Google Modifies Play Store App Listing Rules To Stop These Scammy Practices

Android Army
Android app developers take note, Google is implementing new guidelines for how apps can be displayed and advertised in the Play Store. The new policies are aimed at preventing apps from misleading Android users with certain buzz words and graphics, like plastering a "Sale" banner across the app's icon in the Play Store, as well as other changes.

It's a noble effort, given how big and expansive the Play Store has become. Back in 2008 when the Play Store launched, there only existed a few hundred apps and games. Google points out there are now millions of apps and games, which stretch to Android users in over 190 countries. This makes it more challenging for developers to maker their apps stand out from the crowd, but Google sees a right way and a wrong way of going about it.

For example, this how an app should look in the Play Store...

Android App Correctly Shown

Google wants app developers to limit their titles to 30 characters, and avoid gunking them up with certain types of graphic elements and text that can mislead users, like to promote a ranking.

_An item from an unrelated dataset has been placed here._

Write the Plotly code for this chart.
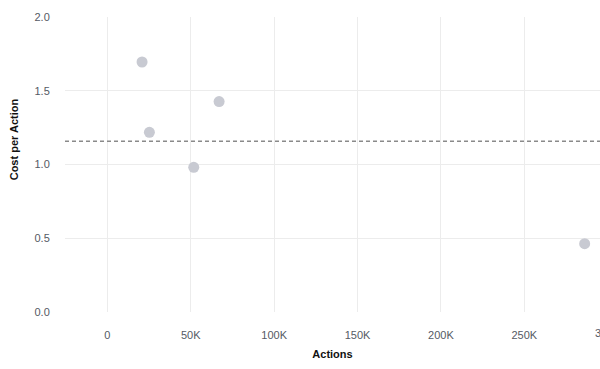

Here are a couple of examples of types of listings that will run afoul of Google's updated policies, when they go into effect...

Android App Incorrect

The upcoming policy changes are designed to keep app metadata recognizable and unique. There are three main parts to this, including...
  • Limiting the length of app titles to 30 characters
  • Prohibiting keywords that imply store performance, promotion in the icon, title and developer name
  • Eliminating graphics elements that may mislead users in the app icon
"App title, icon and developer name that do not meet the upcoming policies will not be allowed on Google Play. You can expect more details about this policy change, including enforcement start dates, later this year," Google warns.

Google Play All Caps

Google is also eliminating the practice of using all-caps in a title. The only exception is if the brand itself is stylized in all caps (like ASUS and NVIDIA, to use a couple of examples). Google does not want any special character sequences that are not relevant to the app, and is pushing back against the use of emoticons and emojis in app listings as well.

In addition to all this, Google is issuing new guidelines for the preview assets developers use for Play Store app listings. Here's the criteria...
  • Do the preview assets accurately represent the app or game?
  • Do the preview assets provide enough information to help users decide whether to install?
  • Are the preview assets free of buzzwords like 'free' or 'best' and instead focus on providing meaningful information about the unique aspects of your app or game?
  • Are the preview assets localized correctly and easy to read?
Google's updated Play Store guidelines bring about welcome changes as far as we are concerned. The challenge does not just exist within the presentation of apps, however, but in tackling Android spyware and malware that can slip through the cracks.

It's a big task, both for Google and Apple. As it applies to the latter, a fraudulent app in the App Store recently enabled a scammer to swipe $600,000 worth of Bitcoin from an iPhone user, depleting him of his life savings. Given how much a part of our daily lives smartphones have become, it's imperative that Google and Apple do everything they can to ensure their respective app stores are as safe as possible.